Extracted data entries
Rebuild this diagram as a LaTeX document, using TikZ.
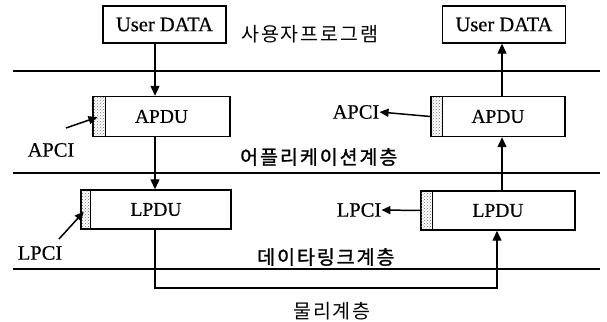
\documentclass[tikz,border=0pt]{standalone}
\usepackage{fontspec}
\setmainfont{Liberation Serif}[FakeBold=0.5]
\newfontfamily\kor[LetterSpace=10]{Noto Sans CJK KR}
\newfontfamily\korb[LetterSpace=10,FakeBold=1.2]{Noto Sans CJK KR}
\usetikzlibrary{arrows.meta, positioning, patterns}

\begin{document}
\begin{tikzpicture}[
    x=1pt, y=-1pt,
    databox/.style={rectangle, draw, line width=1.4pt, minimum width=123pt, minimum height=37pt, inner sep=0pt, font=\fontsize{20.5}{20.5}\selectfont},
    pdubox/.style={rectangle, draw, line width=1.4pt, minimum height=40pt, inner sep=0pt, font=\fontsize{19.5}{19.5}\selectfont},
    pcistrip/.style={rectangle, draw, line width=1.1pt, pattern=crosshatch dots, pattern color=black!55, minimum height=40pt, minimum width=12pt, inner sep=0pt, anchor=west},
    pcilabel/.style={inner sep=0pt, font=\fontsize{20.5}{20.5}\selectfont},
    layerlabel/.style={inner sep=0pt, anchor=west, font=\kor\fontsize{19.5}{19.5}\selectfont},
    boldlabel/.style={inner sep=0pt, anchor=west, font=\korb\fontsize{19.5}{19.5}\selectfont},
    layerline/.style={line width=1.2pt},
    arrow/.style={-{Triangle[length=10pt, width=9pt]}, line width=1.2pt},
    pciarrow/.style={-{Triangle[length=9pt, width=8pt]}, line width=1.5pt}
]
\useasboundingbox (0,0) rectangle (607,321);

% Layer boundaries
\draw[layerline] (13,71) -- (600,71);
\draw[layerline] (13,173) -- (600,173);
\draw[layerline] (13,269) -- (600,269);

% Columns of the data flow
\coordinate (colL) at (155,0);
\coordinate (colR) at (502,0);
\coordinate (colRb) at (497,0);
\coordinate (phys) at (0,288);

% User program layer
\node[databox] (userL) at (164.5,24.5) {User DATA};
\node[databox] (userR) at (504,24.5) {User DATA};
\node[layerlabel] (lblUser) at (241,34) {사용자프로그램};

% Application layer
\node[pdubox, minimum width=137pt] (apduL) at (161.5,116.5) {APDU};
\node[pcistrip, minimum width=13pt] (stripAL) at (apduL.west) {};
\node[pdubox, minimum width=134pt] (apduR) at (498,116.5) {APDU};
\node[pcistrip] (stripAR) at (apduR.west) {};
\node[pcilabel] (apciL) at (51,150) {APCI};
\node[pcilabel] (apciR) at (356,112) {APCI};
\node[boldlabel] (lblApp) at (240,157) {어플리케이션계층};
\coordinate (apciLtail) at (66,128);

% Data link layer
\node[pdubox, minimum width=150pt, minimum height=39pt] (lpduL) at (156,209.5) {LPDU};
\node[pcistrip, minimum width=10pt, minimum height=39pt] (stripLL) at (lpduL.west) {};
\node[pdubox, minimum width=154pt, minimum height=39pt] (lpduR) at (498,210.5) {LPDU};
\node[pcistrip, minimum height=39pt] (stripLR) at (lpduR.west) {};
\node[pcilabel] (lpciL) at (40,253) {LPCI};
\node[pcilabel] (lpciR) at (359,210) {LPCI};
\node[boldlabel] (lblLink) at (257,257) {데이타링크계층};
\coordinate (lpciLtail) at (59,239);

% Physical layer
\node[layerlabel] (lblPhys) at (293,311) {물리계층};

% Sending side (down)
\draw[arrow] (userL.south -| colL) -- (apduL.north -| colL);
\draw[arrow] (apduL.south -| colL) -- (lpduL.north -| colL);
\draw[arrow] (lpduL.south -| colL) |- (phys -| colRb) -- (lpduR.south -| colRb);

% Receiving side (up)
\draw[arrow] (lpduR.north -| colR) -- (apduR.south -| colR);
\draw[arrow] (apduR.north -| colR) -- (userR.south -| colR);

% Protocol control information
\draw[pciarrow, shorten >=2pt] (apciLtail) -- (stripAL.center);
\draw[pciarrow, shorten >=3pt] (lpciLtail) -- (stripLL.center);
\draw[pciarrow] (stripAR.west) -- (apciR.east);
\draw[pciarrow] (stripLR.west) -- (lpciR.east);

\end{tikzpicture}
\end{document}
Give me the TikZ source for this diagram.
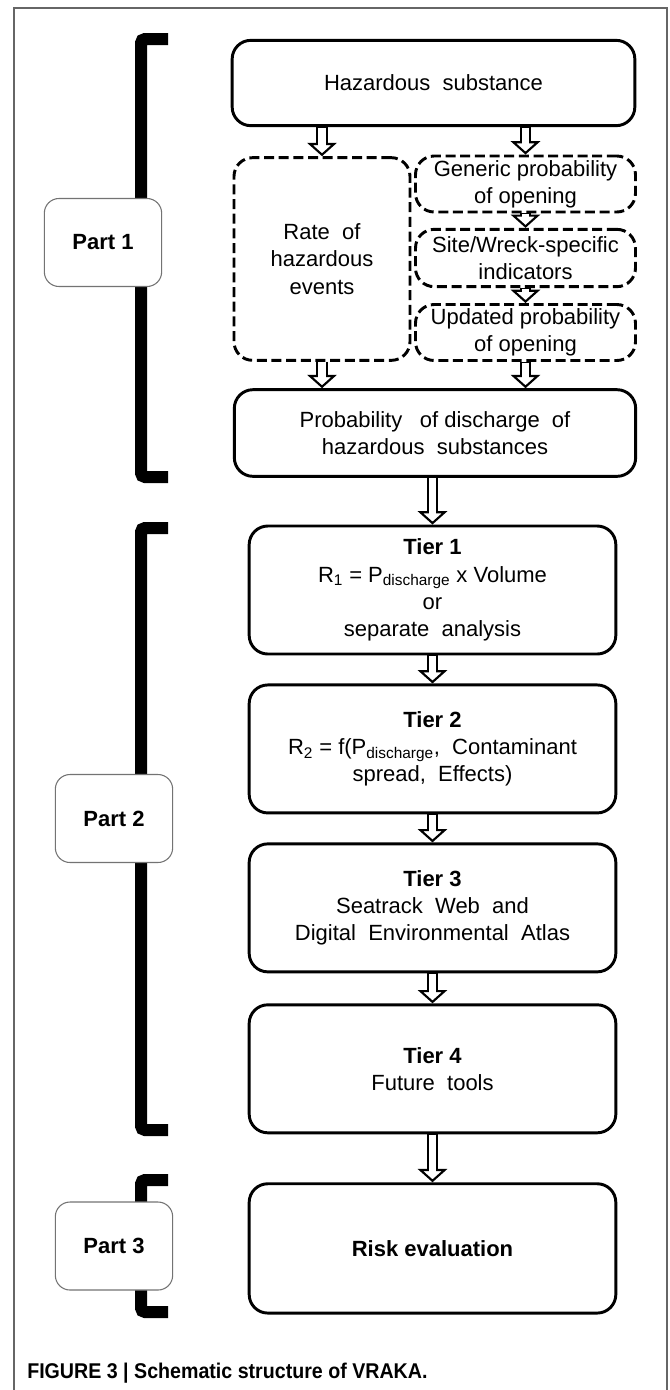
\documentclass[tikz,border=0pt]{standalone}
\usepackage{fontspec}
\setsansfont{Liberation Sans}
\usepackage{graphicx}
\usetikzlibrary{arrows.meta, positioning}

\begin{document}
\begin{tikzpicture}[x=0.75pt, y=-0.75pt, node distance=21pt]

% Define styles
\tikzstyle{box} = [rectangle, draw=black, line width=2.2pt, rounded corners=14pt, fill=white,
    align=center, inner sep=1pt, font=\fontsize{16.5}{20.5}\sffamily]
\tikzstyle{dbox} = [box, dash pattern=on 7.5pt off 3.5pt]
\tikzstyle{tier} = [box, minimum width=275pt, minimum height=96pt]
\tikzstyle{part} = [rectangle, draw=black!55, line width=0.8pt, rounded corners=11pt, fill=white,
    minimum width=88pt, minimum height=66pt, font=\fontsize{16.5}{20}\sffamily\bfseries]
\tikzstyle{bracket} = [line width=9pt, rounded corners=3pt]
\tikzstyle{line} = [draw, line width=8.5pt, -{Triangle[open, length=10pt, width=22pt, line width=1.6pt]},
    postaction={draw=white, line width=5.3pt, -, shorten <=0.5pt, shorten >=5.5pt}]

\useasboundingbox (0,0) rectangle (669,1390);

% Frame
\draw[black!60, line width=0.8pt] (14,1390) -- (14,8) -- (667,8) -- (667,1390);

% Part 1
\node [box, minimum width=302pt, minimum height=64pt] (haz) at (433.5,83) {Hazardous\ \ substance};
\node [dbox, minimum width=132pt, minimum height=152pt] (rate) at (322,259) {Rate\ \ of\\hazardous\\events};
\node [dbox, minimum width=165pt, minimum height=42pt] (generic) at (525.5,184) {Generic probability\\of opening};
\node [dbox, minimum width=165pt, minimum height=43pt] (site) at (525.5,258) {Site/Wreck-specific\\indicators};
\node [dbox, minimum width=165pt, minimum height=42pt] (updated) at (525.5,332.5) {Updated probability\\of opening};
\node [box, minimum width=301pt, minimum height=65pt] (prob) at (435,433) {Probability\hspace{0.8em}of discharge\ \ of\\hazardous\ \ substances};

% Part 2
\node [tier] (tierone) at (432.5,590) {\textbf{Tier\ 1}\\R\textsubscript{1} = P\textsubscript{discharge} x Volume\\or\\separate\ \ analysis};
\node [tier, below=of tierone] (tiertwo) {\textbf{Tier\ 2}\\R\textsubscript{2} = f(P\textsubscript{discharge},\ \ Contaminant\\spread,\ \ Effects)};
\node [tier, below=of tiertwo] (tierthree) {\textbf{Tier\ 3}\\Seatrack\ \ Web\ \ and\\Digital\ \ Environmental\ \ Atlas};
\node [tier, below=22.5pt of tierthree] (tierfour) {\textbf{Tier\ 4}\\Future\ \ tools};

% Part 3
\node [tier, below=36pt of tierfour, minimum height=97pt] (risk) {\textbf{Risk\ evaluation}};

% Draw arrows
\path [line] (haz.south -| rate.north) -- (rate.north);
\path [line] (haz.south -| generic.north) -- (generic.north);
\path [line] (generic.south) -- (site.north);
\path [line] (site.south) -- (updated.north);
\path [line] (rate.south) -- (rate.south |- prob.north);
\path [line] (updated.south) -- (updated.south |- prob.north);
\path [line] (prob.south -| tierone.north) -- (tierone.north);
\path [line] (tierone) -- (tiertwo);
\path [line] (tiertwo) -- (tierthree);
\path [line] (tierthree) -- (tierfour);
\path [line] (tierfour) -- (risk);

% Brackets and part labels
\draw [bracket] (168,39) -- (141,39) -- (141,477) -- (168,477);
\draw [bracket] (168,528) -- (141,528) -- (141,1130) -- (168,1130);
\draw [bracket] (168,1180) -- (141,1180) -- (141,1312) -- (168,1312);
\node [part] (partone) at (103,242.5) {Part 1};
\node [part] (parttwo) at (114,818.5) {Part 2};
\node [part] (partthree) at (114,1246) {Part 3};

% Caption
\node [anchor=west, inner sep=0pt, font=\fontsize{16}{19}\sffamily\bfseries] (caption) at (27,1373)
    {\scalebox{0.92}[1]{FIGURE 3 | Schematic structure of VRAKA.}};

\end{tikzpicture}
\end{document}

TASK =
Using the data above, set down each line from the line with "Give me the TikZ source for this diagram." to the line with "y=-0.75pt, node distance=21pt]" exactly, both ends included, and leave the pictures behind. Nothing else belongs.

RESULT OF THIS EXERCISE =
Give me the TikZ source for this diagram.
\documentclass[tikz,border=0pt]{standalone}
\usepackage{fontspec}
\setsansfont{Liberation Sans}
\usepackage{graphicx}
\usetikzlibrary{arrows.meta, positioning}

\begin{document}
\begin{tikzpicture}[x=0.75pt, y=-0.75pt, node distance=21pt]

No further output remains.